The Division I Council voted Wednesday to push the start date back from the originally scheduled Nov. 10 as one of several precautions against the spread of coronavirus.

The later start date coincides with the decision most schools made to send students home from Thanksgiving until January out of concern about a potential late-fall and early-winter flareup of COVID-19. Closed campuses could serve as a quasi bubble for players and provide a window for non-conference games.

The maximum number of regular-season games has been reduced from 31 to 27. The minimum number of games for consideration for the NCAA Tournament was cut from 25 to 13.

Teams can start preseason practices Oct. 14 but will be allowed to work out 12 hours per week beginning Monday.

No scrimmages against other teams or exhibitions are allowed.

In other action, the council voted to extend the recruiting dead period for all sports through Dec. 31. In-person recruiting is not allowed during a dead period, though phone calls and other correspondence are allowed.

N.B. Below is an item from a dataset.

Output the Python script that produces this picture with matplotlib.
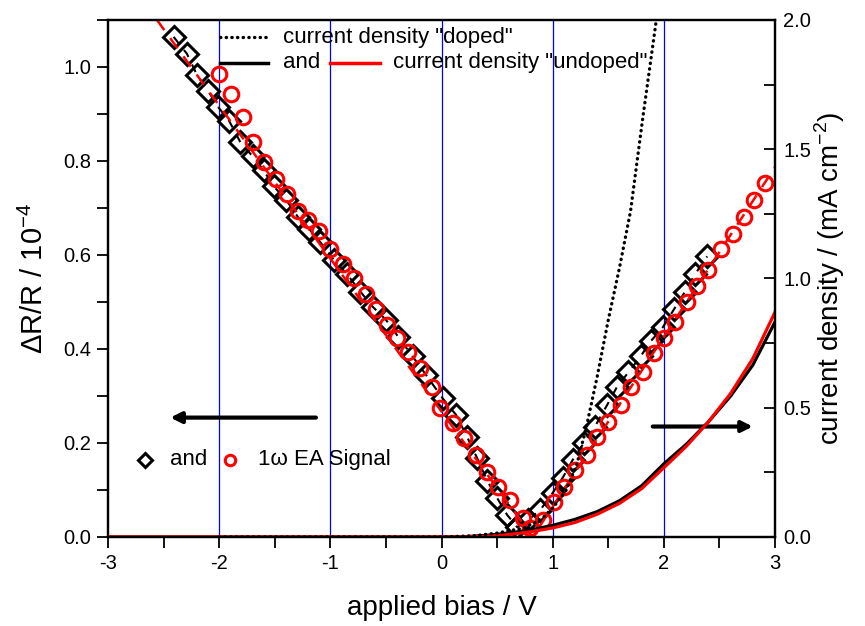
import numpy as np
import matplotlib
matplotlib.use("Agg")
import matplotlib.pyplot as plt
from matplotlib.ticker import MultipleLocator

plt.rcParams['font.family'] = ['Liberation Sans', 'DejaVu Sans']
plt.rcParams['mathtext.fontset'] = 'custom'
plt.rcParams['mathtext.rm'] = 'Liberation Sans'

# ===== EA signal (left axis, dR/R / 1e-4) =====
dia_x = [-2.41, -2.29, -2.20, -2.10, -2.01, -1.91, -1.81, -1.70, -1.60, -1.51,
         -1.40, -1.29, -1.19, -1.09, -0.97, -0.85, -0.73, -0.62, -0.50, -0.39,
         -0.26, -0.14, 0.01, 0.13, 0.23, 0.32, 0.41, 0.50, 0.59, 0.68,
         0.78, 0.89, 1.00, 1.09, 1.18, 1.28, 1.38, 1.49, 1.58, 1.68,
         1.79, 1.88, 1.99, 2.09, 2.19, 2.28, 2.39]
dia_y = [1.064, 1.028, 0.983, 0.949, 0.915, 0.885, 0.840, 0.810, 0.780, 0.746,
         0.718, 0.680, 0.655, 0.627, 0.590, 0.559, 0.522, 0.490, 0.462, 0.426,
         0.384, 0.345, 0.295, 0.260, 0.213, 0.168, 0.120, 0.083, 0.047, 0.021,
         0.036, 0.058, 0.094, 0.126, 0.164, 0.200, 0.235, 0.281, 0.320, 0.350,
         0.384, 0.416, 0.446, 0.484, 0.522, 0.559, 0.597]

circ_x = [-2.00, -1.89, -1.79, -1.70, -1.60, -1.49, -1.39, -1.29, -1.20, -1.10,
          -1.00, -0.89, -0.79, -0.68, -0.59, -0.49, -0.40, -0.30, -0.19, -0.09,
          -0.01, 0.10, 0.20, 0.31, 0.41, 0.51, 0.62, 0.73, 0.80, 0.91,
          1.01, 1.10, 1.20, 1.31, 1.40, 1.50, 1.61, 1.70, 1.81, 1.91,
          2.00, 2.10, 2.21, 2.30, 2.40, 2.51, 2.62, 2.72, 2.81, 2.91]
circ_y = [0.985, 0.942, 0.893, 0.840, 0.797, 0.761, 0.729, 0.693, 0.675, 0.650,
          0.612, 0.580, 0.552, 0.516, 0.484, 0.452, 0.424, 0.394, 0.360, 0.320,
          0.275, 0.243, 0.211, 0.175, 0.139, 0.107, 0.079, 0.040, 0.019, 0.036,
          0.075, 0.107, 0.143, 0.175, 0.213, 0.245, 0.281, 0.320, 0.352, 0.392,
          0.424, 0.458, 0.501, 0.533, 0.569, 0.612, 0.644, 0.680, 0.718, 0.753]

# linear fit of the red series (V shape)
fit_red_x = [-2.56, 0.82, 3.00]
fit_red_y = [1.100, 0.000, 0.787]

# ===== current density (right axis, mA cm^-2) =====
j_x = [-3.0, -2.0, 0.0, 0.2, 0.4, 0.6, 0.8, 1.0, 1.2, 1.4, 1.6, 1.8,
       2.0, 2.2, 2.4, 2.6, 2.8, 3.0]
j_undoped_red = [0.0, 0.0, 0.0, 0.0005, 0.003, 0.009, 0.020, 0.035, 0.056, 0.088,
                 0.130, 0.187, 0.268, 0.350, 0.445, 0.555, 0.690, 0.870]
j_undoped_blk = [0.0, 0.0, 0.0, 0.001, 0.006, 0.015, 0.027, 0.045, 0.068, 0.098,
                 0.140, 0.198, 0.283, 0.358, 0.445, 0.545, 0.665, 0.832]
jd_x = [-2.0, 0.0, 0.3, 0.5, 0.74, 0.89, 1.0, 1.12, 1.22, 1.30, 1.40, 1.50,
        1.60, 1.70, 1.81, 1.90, 1.97]
j_doped = [0.0, 0.0, 0.005, 0.015, 0.035, 0.066, 0.112, 0.180, 0.286, 0.420,
           0.620, 0.840, 1.040, 1.260, 1.620, 1.900, 2.120]

BLUE = '#0000ff'
RED = '#ff0000'

fig = plt.figure(figsize=(8.65, 6.26), dpi=100)
ax = fig.add_axes([0.1249, 0.1422, 0.7711, 0.8259])
ax2 = ax.twinx()

for xv in [-2, -1, 0, 1, 2]:
    ax.axvline(xv, color=BLUE, lw=0.9, zorder=0)

ax.plot(dia_x, dia_y, color='k', lw=1.5, ls=(0, (4, 4)), zorder=2)
ax.plot(dia_x, dia_y, ls='none', marker='D', ms=11, mfc='none', mec='k', mew=2.2, zorder=3)
ax.plot(circ_x, circ_y, ls='none', marker='o', ms=10.5, mfc='none', mec=RED, mew=2.2, zorder=4)
ax.plot(fit_red_x, fit_red_y, color=RED, lw=1.8, ls=(0, (5, 4)), zorder=5)

# smooth the tabulated current curves for drawing
def smooth(xs, ys):
    xf = np.linspace(xs[0], xs[-1], 400)
    return xf, np.interp(xf, xs, ys)

ax2.plot(j_x, j_undoped_blk, color='k', lw=2.3)
ax2.plot(j_x, j_undoped_red, color=RED, lw=2.3)
ax2.plot(jd_x, j_doped, color='k', lw=2.4, ls=(0, (0.1, 1.6)), dash_capstyle='round')

# arrows
ax.annotate('', xy=(-2.44, 0.254), xytext=(-1.13, 0.254),
            arrowprops=dict(arrowstyle='-|>', lw=3, color='k', mutation_scale=16,
                            shrinkA=0, shrinkB=0))
ax.annotate('', xy=(2.80, 0.235), xytext=(1.90, 0.235),
            arrowprops=dict(arrowstyle='-|>', lw=3, color='k', mutation_scale=16,
                            shrinkA=0, shrinkB=0))

ax.set_xlim(-3, 3)
ax.set_ylim(0, 1.1)
ax2.set_ylim(0, 2.0)

ax.xaxis.set_major_locator(MultipleLocator(1))
ax.xaxis.set_minor_locator(MultipleLocator(0.5))
ax.yaxis.set_major_locator(MultipleLocator(0.2))
ax.yaxis.set_minor_locator(MultipleLocator(0.1))
ax2.yaxis.set_major_locator(MultipleLocator(0.5))
ax2.yaxis.set_minor_locator(MultipleLocator(0.25))
ax.xaxis.set_major_formatter(plt.FuncFormatter(lambda v, p: f"{v:.0f}"))
ax.yaxis.set_major_formatter(plt.FuncFormatter(lambda v, p: f"{v:.1f}"))
ax2.yaxis.set_major_formatter(plt.FuncFormatter(lambda v, p: f"{v:.1f}"))

ax.tick_params(axis='x', which='both', direction='out', length=8, width=1.3,
               labelsize=14.5, pad=4, top=False)
ax.tick_params(axis='y', which='both', direction='out', length=8, width=1.3,
               labelsize=14.5, pad=4)
ax2.tick_params(axis='y', which='both', direction='in', length=8, width=1.3,
                labelsize=14.5, pad=6)
for a in (ax, ax2):
    for s in a.spines.values():
        s.set_linewidth(1.6)

ax.set_xlabel("applied bias / V", fontsize=20, labelpad=16)
ax.set_ylabel(r"ΔR/R / 10$^{\mathregular{-4}}$", fontsize=21, labelpad=10)
ax2.set_ylabel(r"current density / (mA cm$^{\mathregular{-2}}$)", fontsize=20, labelpad=1)

# legend (top)
T = ax.transAxes
kw = dict(transform=T, clip_on=False)
ax.plot([0.168, 0.240], [0.967, 0.967], color='k', lw=2.4, ls=(0, (0.1, 1.6)),
        dash_capstyle='round', **kw)
ax.text(0.262, 0.967, 'current density "doped"', fontsize=16, va='center', transform=T)
ax.plot([0.168, 0.240], [0.917, 0.917], color='k', lw=2.5, **kw)
ax.text(0.262, 0.917, 'and', fontsize=16, va='center', transform=T)
ax.plot([0.333, 0.408], [0.917, 0.917], color=RED, lw=2.5, **kw)
ax.text(0.427, 0.917, 'current density "undoped"', fontsize=16, va='center', transform=T)

# legend (bottom)
ax.plot([0.055], [0.149], marker='D', ms=7.5, mfc='none', mec='k', mew=2.2, **kw)
ax.text(0.093, 0.149, 'and', fontsize=16, va='center', transform=T)
ax.plot([0.183], [0.149], marker='o', ms=7.5, mfc='none', mec=RED, mew=2.2, **kw)
ax.text(0.225, 0.149, '1ω EA Signal', fontsize=16, va='center', transform=T)

fig.savefig("out.png", dpi=100)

The men’s and women’s basketball oversight committees had jointly recommended a start date of Nov. 21, which would have allowed for games to be played on the weekend before Thanksgiving. The council opted not to do that to avoid a conflict with regular-season football games.

The council is scheduled to meet again Oct. 13-14 and could delay the start date and change other pieces of the basketball framework if circumstances surrounding the virus warrant.